Mr Little confirmed the exchange took place.

“He said that … well it seemed to be without an awareness of what it takes to shut down the current mandate – which is really a name only – and to establish a whole new mandate or a bunch of mandates,” he said.

Mr Little said he made it clear to Mr Tipene that although he has an open mind as to how things happen from here, the Crown’s position is that Ngāpuhi must work “or at least move” together.

“There needs to be coordination and cohesion. It doesn’t make sense for the Crown to be drawn in to a multiplicity of negotiations where nothing can settle or reach agreement,” he said.

But nothing is looking like being agreed on let alone or settled with Ngāpuhi  as a whole.

 

Ngāpuhi ‘is probably the most incarcerated tribe in the world’

The Corrections Minister Kelvin Davis says that Māori make up over 50% of the population, and the Northland tribe Ngāpuhi “is probably the most incarcerated tribe in the world”.

Corrections Minister Kelvin Davis at the announcement.

Kelvin Davis (RNZ): ‘Ngāpuhi [probably] ‘most incarcerated tribe in the world’

Mr Davis said Māori make up over 50 percent of the prison population, and he wants that number reduced.

“Of that 50 percent, half again, are from Ngāpuhi, my own tribe, so this is personal.

“My tribe of Ngāpuhi is probably the most incarcerated tribe in the world, per head of population, so we really have to look at what we’re going to do differently as a country, to turn these figures around.”

Mr Davis said Māori must be included in the conversation, and is pleased half of the justice advisory group, set up by the Justice Minister Andrew Little and headed by the former National MP Chester Burrows, are Māori.

“If Māori make up more than 50 percent of the prison population, we should actually be talking to Māori about what the solutions are too.”

More than talking. Māori need to be prominent in implementing solutions.

“The question then becomes, ‘so, what do we do about it?’

“Because if it’s not unconscious bias, well then it’s conscious bias and we’ve got to make changes to make sure that Māori aren’t particularly picked on, or seen as the ones that are committing all the crime.”

Is it policing bias and judicial disadvantage for Māori? Or are Māori  proportionally more inclined to commit crimes. Probably some of all of those things.

He points to an instance in the last year near his home up north, where people were incredibly upset about the imbalance of justice.

“A couple of families who could afford justice, actually got a form of justice. Whereas people who couldn’t afford justice, for lesser offences, actually got a prison sentence. And that sort of stuff is not right.”

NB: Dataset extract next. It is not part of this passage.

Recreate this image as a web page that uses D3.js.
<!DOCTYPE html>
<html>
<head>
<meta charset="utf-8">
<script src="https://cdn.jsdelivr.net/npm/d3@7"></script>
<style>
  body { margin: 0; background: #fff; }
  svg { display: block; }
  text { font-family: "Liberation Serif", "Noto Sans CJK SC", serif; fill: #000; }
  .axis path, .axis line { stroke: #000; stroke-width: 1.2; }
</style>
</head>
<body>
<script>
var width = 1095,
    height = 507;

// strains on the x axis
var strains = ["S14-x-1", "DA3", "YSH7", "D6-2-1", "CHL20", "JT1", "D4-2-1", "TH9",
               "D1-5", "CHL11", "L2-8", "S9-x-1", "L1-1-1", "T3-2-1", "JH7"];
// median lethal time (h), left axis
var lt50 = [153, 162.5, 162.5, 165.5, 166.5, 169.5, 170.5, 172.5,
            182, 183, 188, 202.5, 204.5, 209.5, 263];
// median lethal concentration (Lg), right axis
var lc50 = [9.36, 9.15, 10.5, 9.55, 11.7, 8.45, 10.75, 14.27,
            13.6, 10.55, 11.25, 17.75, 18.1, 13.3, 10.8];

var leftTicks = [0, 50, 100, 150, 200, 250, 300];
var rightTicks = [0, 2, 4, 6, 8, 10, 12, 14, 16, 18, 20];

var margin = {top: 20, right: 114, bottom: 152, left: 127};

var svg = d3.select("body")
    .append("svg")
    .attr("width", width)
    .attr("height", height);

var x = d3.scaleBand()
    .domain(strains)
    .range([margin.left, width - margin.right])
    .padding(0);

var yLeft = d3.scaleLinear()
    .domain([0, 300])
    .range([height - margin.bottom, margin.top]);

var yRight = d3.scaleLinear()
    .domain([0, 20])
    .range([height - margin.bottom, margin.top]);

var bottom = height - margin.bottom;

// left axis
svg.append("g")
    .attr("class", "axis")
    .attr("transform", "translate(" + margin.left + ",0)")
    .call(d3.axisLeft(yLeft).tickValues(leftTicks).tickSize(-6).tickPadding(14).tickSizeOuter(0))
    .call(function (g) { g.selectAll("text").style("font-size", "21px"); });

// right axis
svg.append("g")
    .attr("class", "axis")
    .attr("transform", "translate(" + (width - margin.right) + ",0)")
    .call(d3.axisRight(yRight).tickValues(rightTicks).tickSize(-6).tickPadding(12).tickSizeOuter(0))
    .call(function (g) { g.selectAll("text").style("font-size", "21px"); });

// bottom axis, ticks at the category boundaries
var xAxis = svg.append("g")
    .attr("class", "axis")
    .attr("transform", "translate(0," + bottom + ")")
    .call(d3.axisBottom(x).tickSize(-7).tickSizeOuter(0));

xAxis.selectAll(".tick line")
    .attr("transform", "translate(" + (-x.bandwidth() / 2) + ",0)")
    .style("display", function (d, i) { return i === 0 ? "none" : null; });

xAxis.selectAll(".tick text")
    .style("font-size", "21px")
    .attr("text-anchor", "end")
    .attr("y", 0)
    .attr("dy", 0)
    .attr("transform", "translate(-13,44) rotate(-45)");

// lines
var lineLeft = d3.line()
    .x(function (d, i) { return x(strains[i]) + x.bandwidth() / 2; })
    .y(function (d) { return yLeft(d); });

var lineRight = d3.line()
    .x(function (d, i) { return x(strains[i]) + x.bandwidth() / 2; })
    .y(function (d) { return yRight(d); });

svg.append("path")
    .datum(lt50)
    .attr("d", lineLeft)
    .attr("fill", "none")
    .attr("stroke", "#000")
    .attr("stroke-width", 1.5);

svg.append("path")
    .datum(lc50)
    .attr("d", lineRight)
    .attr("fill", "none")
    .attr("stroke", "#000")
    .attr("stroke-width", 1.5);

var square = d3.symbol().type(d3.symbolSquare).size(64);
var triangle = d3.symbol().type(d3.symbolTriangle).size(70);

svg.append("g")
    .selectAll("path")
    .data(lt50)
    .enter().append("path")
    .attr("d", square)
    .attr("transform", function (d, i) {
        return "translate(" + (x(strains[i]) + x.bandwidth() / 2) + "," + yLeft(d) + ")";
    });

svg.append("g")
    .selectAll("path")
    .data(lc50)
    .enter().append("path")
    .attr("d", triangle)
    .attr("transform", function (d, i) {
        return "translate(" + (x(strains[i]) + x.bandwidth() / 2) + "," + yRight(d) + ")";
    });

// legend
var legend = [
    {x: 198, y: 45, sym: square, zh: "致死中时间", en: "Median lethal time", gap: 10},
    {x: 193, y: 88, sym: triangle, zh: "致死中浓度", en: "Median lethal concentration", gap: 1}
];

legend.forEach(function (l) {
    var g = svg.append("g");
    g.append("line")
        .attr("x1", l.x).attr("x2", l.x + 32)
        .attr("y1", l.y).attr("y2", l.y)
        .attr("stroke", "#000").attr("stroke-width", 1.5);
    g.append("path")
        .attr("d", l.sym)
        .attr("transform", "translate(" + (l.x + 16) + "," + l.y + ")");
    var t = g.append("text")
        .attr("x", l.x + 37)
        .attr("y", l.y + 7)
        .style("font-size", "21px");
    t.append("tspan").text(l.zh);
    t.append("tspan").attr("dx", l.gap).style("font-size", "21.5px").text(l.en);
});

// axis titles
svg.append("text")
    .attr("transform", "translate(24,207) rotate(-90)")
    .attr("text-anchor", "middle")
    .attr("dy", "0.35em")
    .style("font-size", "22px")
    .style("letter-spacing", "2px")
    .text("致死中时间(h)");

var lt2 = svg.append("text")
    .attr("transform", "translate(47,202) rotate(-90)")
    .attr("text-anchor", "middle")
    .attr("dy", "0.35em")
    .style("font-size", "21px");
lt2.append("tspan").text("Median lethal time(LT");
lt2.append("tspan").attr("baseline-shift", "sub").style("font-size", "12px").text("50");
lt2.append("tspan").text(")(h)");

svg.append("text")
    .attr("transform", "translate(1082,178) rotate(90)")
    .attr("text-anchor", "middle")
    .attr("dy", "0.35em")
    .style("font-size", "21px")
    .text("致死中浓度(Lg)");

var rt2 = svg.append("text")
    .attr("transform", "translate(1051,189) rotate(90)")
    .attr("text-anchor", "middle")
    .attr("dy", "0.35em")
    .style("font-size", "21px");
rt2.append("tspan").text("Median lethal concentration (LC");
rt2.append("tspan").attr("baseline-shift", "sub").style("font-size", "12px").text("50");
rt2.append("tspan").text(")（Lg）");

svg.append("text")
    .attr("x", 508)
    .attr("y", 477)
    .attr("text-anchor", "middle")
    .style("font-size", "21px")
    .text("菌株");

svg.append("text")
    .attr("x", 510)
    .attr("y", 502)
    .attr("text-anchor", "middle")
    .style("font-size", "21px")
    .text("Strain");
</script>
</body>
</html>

The cost of ‘justice’, of defending oneself in the court system, is a major issue. If you can afford a good lawyer your chances of being found not guilty or of a reduced sentence will be greater.

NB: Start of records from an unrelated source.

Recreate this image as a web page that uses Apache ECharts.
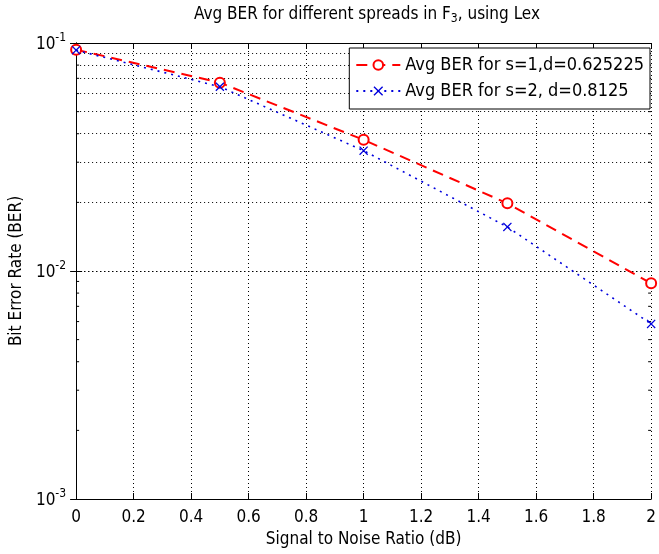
<!DOCTYPE html>
<html>
<head>
<meta charset="utf-8">
<script src="https://cdn.jsdelivr.net/npm/echarts@6/dist/echarts.min.js"></script>
<style>
html,body{margin:0;padding:0;background:#fff;}
#chart{width:659px;height:554px;}
</style>
</head>
<body>
<div id="chart"></div>
<script>
var snr = [0, 0.5, 1, 1.5, 2];
var berS1 = [0.0935, 0.0670, 0.0376, 0.0198, 0.00883];
var berS2 = [0.0930, 0.0643, 0.0337, 0.0156, 0.00586];
var seriesNames = ['Avg BER for s=1,d=0.625225', 'Avg BER for s=2, d=0.8125'];
var xTicks = [0, 0.2, 0.4, 0.6, 0.8, 1, 1.2, 1.4, 1.6, 1.8, 2];
var yMinorGrid = [0.002,0.003,0.004,0.005,0.006,0.007,0.008,0.009,
                  0.02,0.03,0.04,0.05,0.06,0.07,0.08,0.09];

var FONT = '"DejaVu Sans Condensed", "Liberation Sans Narrow", "Liberation Sans", Arial, sans-serif';
var chart = echarts.init(document.getElementById('chart'), null, {renderer: 'canvas'});

function pairs(xs, ys){ return xs.map(function(x,i){ return [x, ys[i]]; }); }
var xMark = 'path://M0,1 L1,0 L5,4 L9,0 L10,1 L6,5 L10,9 L9,10 L5,6 L1,10 L0,9 L4,5 Z';

var dotted = {color: '#000', width: 1, type: [1, 3]};

var option = {
  backgroundColor: '#fff',
  animation: false,
  title: {
    text: '{t|Avg BER for different spreads in F}{sub|3}{t|, using Lex}',
    left: 362, top: -1, textAlign: 'center',
    textStyle: {
      fontWeight: 'normal',
      rich: {
        t: {fontFamily: FONT, fontSize: 17, fontWeight: 'normal', color: '#000'},
        sub: {fontFamily: FONT, fontSize: 12, fontWeight: 'normal', color: '#000', padding: [9,0,0,0]}
      }
    }
  },
  grid: {left: 76, right: 3, top: 43, bottom: 55, containLabel: false},
  legend: {
    orient: 'vertical',
    right: 9, top: 48,
    backgroundColor: '#fff',
    borderColor: '#000', borderWidth: 1, borderRadius: 0,
    padding: [8, 6, 9, 6],
    itemGap: 8,
    itemWidth: 44, itemHeight: 12,
    textStyle: {fontFamily: FONT, fontSize: 18, color: '#000'},
    data: seriesNames
  },
  xAxis: [{
    type: 'value', min: 0, max: 2, interval: 0.2,
    name: 'Signal to Noise Ratio (dB)', nameLocation: 'middle', nameGap: 32,
    nameTextStyle: {fontFamily: FONT, fontSize: 17, color: '#000'},
    axisLine: {lineStyle: {color: '#000', width: 1}},
    axisTick: {inside: true, length: 6, lineStyle: {color: '#000'}},
    axisLabel: {fontFamily: FONT, fontSize: 17, color: '#000', margin: 10,
      formatter: function(v){ return String(Math.round(v*10)/10); }},
    splitLine: {show: true, lineStyle: dotted}
  },{
    type: 'value', min: 0, max: 2, interval: 0.2, position: 'top',
    axisLine: {show: true, lineStyle: {color: '#000', width: 1}},
    axisTick: {inside: true, length: 6, lineStyle: {color: '#000'}},
    axisLabel: {show: false}, splitLine: {show: false}
  }],
  yAxis: [{
    type: 'log', logBase: 10, min: 0.001, max: 0.1,
    name: 'Bit Error Rate (BER)', nameLocation: 'middle', nameGap: 41,
    nameTextStyle: {fontFamily: FONT, fontSize: 17, color: '#000'},
    axisLine: {show: true, lineStyle: {color: '#000', width: 1}},
    axisTick: {show: true, inside: true, length: 6, lineStyle: {color: '#000'}},
    axisLabel: {
      margin: 10,
      formatter: function(v){
        var e = Math.round(Math.log(v)/Math.LN10);
        return '{b|10}{s|' + e + '}';
      },
      rich: {
        b: {fontFamily: FONT, fontSize: 17, color: '#000', padding: [4,0,0,0]},
        s: {fontFamily: FONT, fontSize: 12, color: '#000', padding: [0,0,10,0]}
      }
    },
    splitLine: {show: true, lineStyle: dotted}
  },{
    type: 'log', logBase: 10, min: 0.001, max: 0.1, position: 'right',
    axisLine: {show: true, lineStyle: {color: '#000', width: 1}},
    axisTick: {show: true, inside: true, length: 6, lineStyle: {color: '#000'}},
    axisLabel: {show: false}, splitLine: {show: false}
  }],
  series: [{
    name: seriesNames[0], type: 'line',
    data: pairs(snr, berS1),
    symbol: 'emptyCircle', symbolSize: 10, showAllSymbol: true,
    itemStyle: {color: '#ff0000', borderColor: '#ff0000', borderWidth: 2},
    lineStyle: {color: '#ff0000', width: 2, type: [11, 7]},
    z: 3,
    markLine: {
      silent: true, symbol: 'none', animation: false,
      label: {show: false},
      lineStyle: {color: '#000', width: 1, type: [1, 3]},
      data: yMinorGrid.map(function(v){ return {yAxis: v}; }),
      z: 1
    }
  },{
    name: seriesNames[1], type: 'line',
    data: pairs(snr, berS2),
    symbol: xMark, symbolSize: 9, showAllSymbol: true,
    itemStyle: {color: '#0000dd'},
    lineStyle: {color: '#0000dd', width: 1.6, type: [2, 5]},
    z: 4
  },{
    name: 'minorTicks', type: 'custom', silent: true, z: 2,
    data: yMinorGrid.map(function(v){ return [0, v]; }),
    renderItem: function(params, api){
      var l = api.coord([0, api.value(1)]);
      var r = api.coord([2, api.value(1)]);
      var st = {stroke: '#000', lineWidth: 1};
      return {type: 'group', children: [
        {type: 'line', shape: {x1: l[0], y1: l[1], x2: l[0] + 3, y2: l[1]}, style: st},
        {type: 'line', shape: {x1: r[0], y1: r[1], x2: r[0] - 3, y2: r[1]}, style: st}
      ]};
    }
  }]
};
chart.setOption(option);
</script>
</body>
</html>
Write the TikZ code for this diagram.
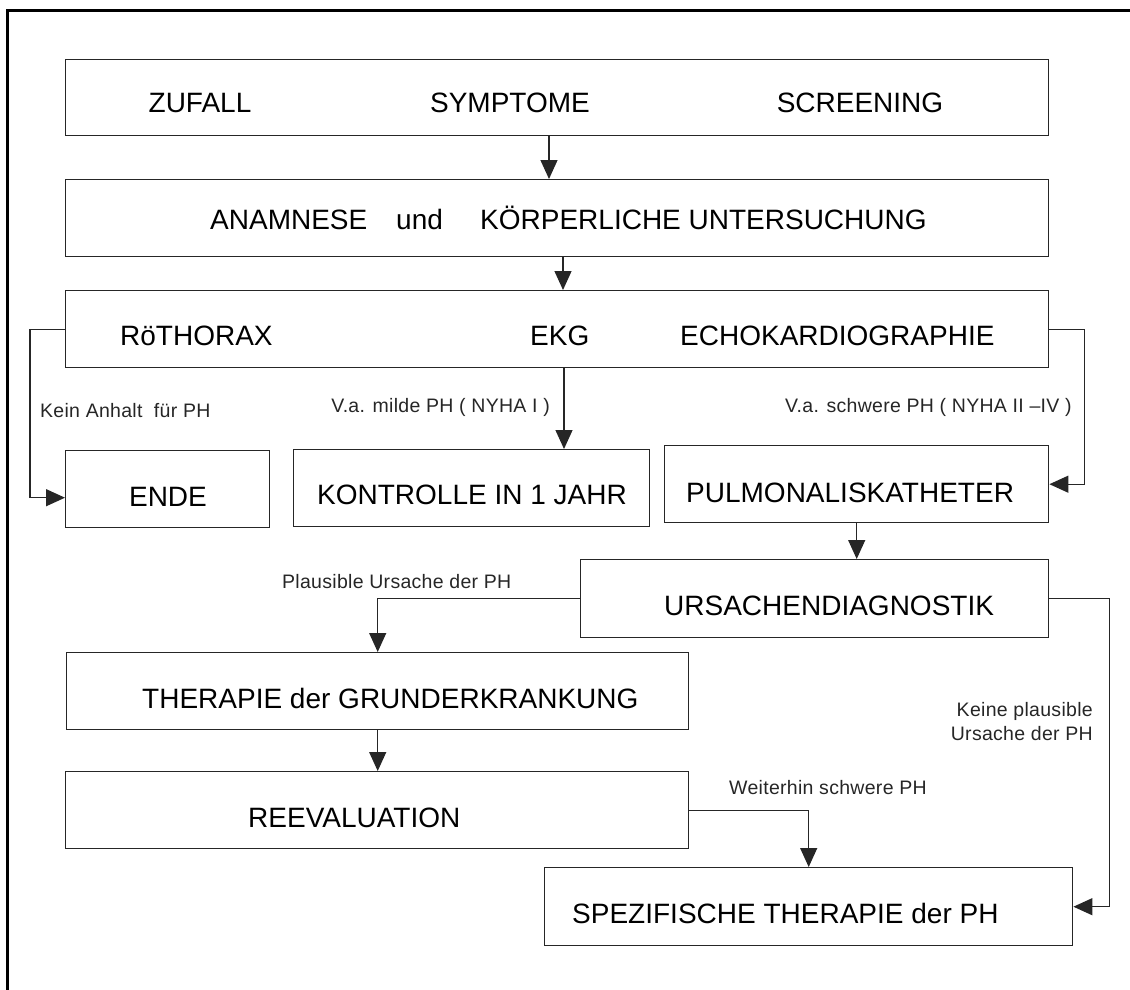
\documentclass[tikz,border=0pt]{standalone}
\usepackage{fontspec}
\setmainfont{Liberation Sans}
\newfontfamily\smallfont[LetterSpace=1.5]{Liberation Sans}
\usetikzlibrary{arrows.meta,calc}
\begin{document}
\begin{tikzpicture}[x=1pt,y=-1pt,
  box/.style={draw=black!85,line width=1.4pt,rectangle,inner sep=0pt,anchor=north west},
  big/.style={anchor=base west,inner sep=0pt,font=\fontsize{28}{32}\selectfont},
  bigc/.style={anchor=base,inner sep=0pt,font=\fontsize{28}{32}\selectfont},
  small/.style={inner sep=0pt,text=black!85,font=\smallfont\fontsize{19.5}{23}\selectfont},
  conn/.style={draw=black!85,line width=1.3pt,-{Triangle[length=19pt,width=17pt]}}]
\useasboundingbox (0,0) rectangle (1130,990);
\clip (0,0) rectangle (1130,990);
% outer frame
\draw[line width=3pt] (7,11) rectangle (1200,1100);
% boxes
\node[box,minimum width=983pt,minimum height=76pt] (b1) at (65,59) {};
\node[box,minimum width=983pt,minimum height=77pt] (b2) at (65,179) {};
\node[box,minimum width=983pt,minimum height=77pt] (b3) at (65,290) {};
\node[box,minimum width=204pt,minimum height=77pt] (ende) at (65,450) {};
\node[box,minimum width=356pt,minimum height=77pt] (kontr) at (293,449) {};
\node[box,minimum width=384pt,minimum height=77pt] (pulm) at (664,445) {};
\node[box,minimum width=468pt,minimum height=78pt] (urs) at (580,559) {};
\node[box,minimum width=622pt,minimum height=77pt] (ther) at (66,652) {};
\node[box,minimum width=623pt,minimum height=77pt] (reev) at (65,771) {};
\node[box,minimum width=528pt,minimum height=78pt] (spez) at (544,867) {};
% box texts
\node[bigc] (t1a) at (200,113) {ZUFALL};
\node[bigc] (t1b) at (510,113) {SYMPTOME};
\node[bigc] (t1c) at (860,113) {SCREENING};
\node[big] (t2a) at (210,229) {ANAMNESE};
\node[big] (t2b) at (396,229) {und};
\node[big] (t2c) at (480,229) {KÖRPERLICHE UNTERSUCHUNG};
\node[big] (t3a) at (120,345) {RöTHORAX};
\node[big] (t3b) at (530,345) {EKG};
\node[big] (t3c) at (680,345) {ECHOKARDIOGRAPHIE};
\node[bigc] (tende) at (168,506) {ENDE};
\node[big] (tkontr) at (317,504) {KONTROLLE IN 1 JAHR};
\node[big] (tpulm) at (686,502) {PULMONALISKATHETER};
\node[big] (turs) at (664,615) {URSACHENDIAGNOSTIK};
\node[big] (tther) at (142,708) {THERAPIE der GRUNDERKRANKUNG};
\node[big] (treev) at (248,827) {REEVALUATION};
\node[big] (tspez) at (572,923) {SPEZIFISCHE THERAPIE der PH};
% connectors
\coordinate (c12) at (549,135);
\coordinate (c23) at (563,256);
\coordinate (c3k) at (564,367);
\draw[conn] (c12) -- (c12 |- b2.north);
\draw[conn] (c23) -- (c23 |- b3.north);
\draw[conn] (b3.west) -- ++(-35,0) |- ([yshift=-8.5pt]ende.west);
\draw[conn] (c3k) -- (c3k |- kontr.north);
\draw[conn] (b3.east) -- ++(35,0) |- (pulm.east);
\draw[conn] (pulm.south) -- (pulm.south |- urs.north);
\draw[conn] (urs.west) -| (ther.north);
\draw[conn] (ther.south) -- (ther.south |- reev.north);
\draw[conn] (reev.east) -| (spez.north);
\draw[conn] (urs.east) -- ++(60,0) |- (spez.east);
% labels
\node[small,anchor=base west] (l1) at (40,417) {Kein Anhalt\ \ für PH};
\node[small,anchor=base east] (l2) at (550,412) {V.a. milde PH ( NYHA I )};
\node[small,anchor=base west] (l3) at (785,412) {V.a. schwere PH ( NYHA II –IV )};
\node[small,anchor=base west] (l4) at (282,588) {Plausible Ursache der PH};
\node[small,anchor=base east] (l5) at (1093,716) {Keine plausible};
\node[small,anchor=base east] (l6) at (1093,740) {Ursache der PH};
\node[small,anchor=base west] (l7) at (729,794) {Weiterhin schwere PH};
\end{tikzpicture}
\end{document}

Mr Davis said they were looking at all aspects of the system to make sure it was fair for everybody.

He said the justice summit this week is an opportunity for people from all parts of the system to have their say.

“We’re expecting a lot of thought and a lot of ideas to come out of this, and we’ve got to sift through and see which ones are the best ones that can make a short term difference, medium and long term differences,” he said.

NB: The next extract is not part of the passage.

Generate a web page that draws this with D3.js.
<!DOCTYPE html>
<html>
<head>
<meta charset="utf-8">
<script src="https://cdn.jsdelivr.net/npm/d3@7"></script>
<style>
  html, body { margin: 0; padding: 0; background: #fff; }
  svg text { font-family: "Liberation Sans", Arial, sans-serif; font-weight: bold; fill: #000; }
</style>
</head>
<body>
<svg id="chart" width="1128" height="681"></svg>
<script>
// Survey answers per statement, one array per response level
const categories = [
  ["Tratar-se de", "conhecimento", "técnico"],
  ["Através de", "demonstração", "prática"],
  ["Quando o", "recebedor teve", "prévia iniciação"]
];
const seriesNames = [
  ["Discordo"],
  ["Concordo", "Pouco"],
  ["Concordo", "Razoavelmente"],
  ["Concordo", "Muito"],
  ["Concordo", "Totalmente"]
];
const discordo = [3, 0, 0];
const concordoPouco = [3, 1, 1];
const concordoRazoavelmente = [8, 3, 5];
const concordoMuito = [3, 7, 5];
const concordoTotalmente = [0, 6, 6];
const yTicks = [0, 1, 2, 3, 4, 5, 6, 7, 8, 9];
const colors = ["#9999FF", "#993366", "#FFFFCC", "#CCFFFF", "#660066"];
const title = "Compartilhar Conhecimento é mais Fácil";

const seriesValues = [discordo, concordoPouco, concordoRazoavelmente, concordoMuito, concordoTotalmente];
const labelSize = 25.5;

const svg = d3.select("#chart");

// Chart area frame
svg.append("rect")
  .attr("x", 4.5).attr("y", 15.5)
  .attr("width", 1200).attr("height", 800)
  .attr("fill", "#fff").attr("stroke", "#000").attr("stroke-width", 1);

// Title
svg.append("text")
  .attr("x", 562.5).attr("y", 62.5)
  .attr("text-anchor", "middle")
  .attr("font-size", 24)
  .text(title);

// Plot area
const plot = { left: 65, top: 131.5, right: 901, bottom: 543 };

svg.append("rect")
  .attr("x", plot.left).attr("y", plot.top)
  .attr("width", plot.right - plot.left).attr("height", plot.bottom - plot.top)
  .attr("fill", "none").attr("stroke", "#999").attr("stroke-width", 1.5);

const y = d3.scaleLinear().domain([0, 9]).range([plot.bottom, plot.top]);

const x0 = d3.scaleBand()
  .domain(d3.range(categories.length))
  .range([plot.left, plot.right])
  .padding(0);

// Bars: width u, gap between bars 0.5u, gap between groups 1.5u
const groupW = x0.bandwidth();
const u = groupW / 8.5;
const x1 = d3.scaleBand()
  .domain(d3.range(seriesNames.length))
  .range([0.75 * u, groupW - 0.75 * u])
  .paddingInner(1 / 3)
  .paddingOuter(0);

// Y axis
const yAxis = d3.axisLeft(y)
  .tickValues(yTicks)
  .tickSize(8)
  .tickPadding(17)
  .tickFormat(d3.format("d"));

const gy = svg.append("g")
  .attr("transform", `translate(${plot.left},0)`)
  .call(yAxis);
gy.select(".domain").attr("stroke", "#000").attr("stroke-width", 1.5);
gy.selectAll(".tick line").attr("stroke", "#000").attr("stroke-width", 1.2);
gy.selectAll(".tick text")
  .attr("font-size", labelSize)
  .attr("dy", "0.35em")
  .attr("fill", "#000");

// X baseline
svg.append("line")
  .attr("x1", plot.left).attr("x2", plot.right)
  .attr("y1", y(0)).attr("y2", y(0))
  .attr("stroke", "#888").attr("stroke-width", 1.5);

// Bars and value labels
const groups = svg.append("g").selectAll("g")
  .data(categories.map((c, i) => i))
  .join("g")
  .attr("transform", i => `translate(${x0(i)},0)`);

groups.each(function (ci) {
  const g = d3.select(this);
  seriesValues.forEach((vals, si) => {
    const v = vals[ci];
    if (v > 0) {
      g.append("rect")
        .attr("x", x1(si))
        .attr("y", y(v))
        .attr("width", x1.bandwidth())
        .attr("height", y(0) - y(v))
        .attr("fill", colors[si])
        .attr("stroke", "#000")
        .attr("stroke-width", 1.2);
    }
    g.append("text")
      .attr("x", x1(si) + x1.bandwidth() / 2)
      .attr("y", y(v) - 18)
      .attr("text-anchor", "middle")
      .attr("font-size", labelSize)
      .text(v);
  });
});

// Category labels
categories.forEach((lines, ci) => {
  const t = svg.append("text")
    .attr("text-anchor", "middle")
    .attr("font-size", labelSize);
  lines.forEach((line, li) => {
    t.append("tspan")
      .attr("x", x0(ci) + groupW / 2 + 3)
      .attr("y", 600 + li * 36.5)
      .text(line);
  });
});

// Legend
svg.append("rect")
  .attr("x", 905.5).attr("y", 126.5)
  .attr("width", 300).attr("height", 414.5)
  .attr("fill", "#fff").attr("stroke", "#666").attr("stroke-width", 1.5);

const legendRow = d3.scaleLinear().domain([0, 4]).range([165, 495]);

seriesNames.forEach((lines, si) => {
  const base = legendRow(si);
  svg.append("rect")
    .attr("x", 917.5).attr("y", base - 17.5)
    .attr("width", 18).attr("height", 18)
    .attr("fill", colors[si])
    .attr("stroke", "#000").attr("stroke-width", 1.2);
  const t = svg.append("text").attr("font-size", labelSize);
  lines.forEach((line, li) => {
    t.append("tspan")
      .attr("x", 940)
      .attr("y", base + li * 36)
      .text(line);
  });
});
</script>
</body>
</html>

It isn’t going to be easy turning poor crime and imprisonment statistics around for Māori, but different approaches have to be tried, by the police, by the judicial system, and probably most importantly, by Māori communities and iwi.

Davis can play a significant role in finding social and judicial solutions for Ngāpuhi in particular.

And there are wider issues that probably contribute to the problems up north. RNZ: Little meets with Auckland-based Ngāpuhi members

The Treaty Negotiations Minister, Andrew Little, has met with hundreds of Ngāpuhi members based in Auckland this weekend to discuss the contentious claim.

Ngāpuhi have been quite divided on their treaty claim.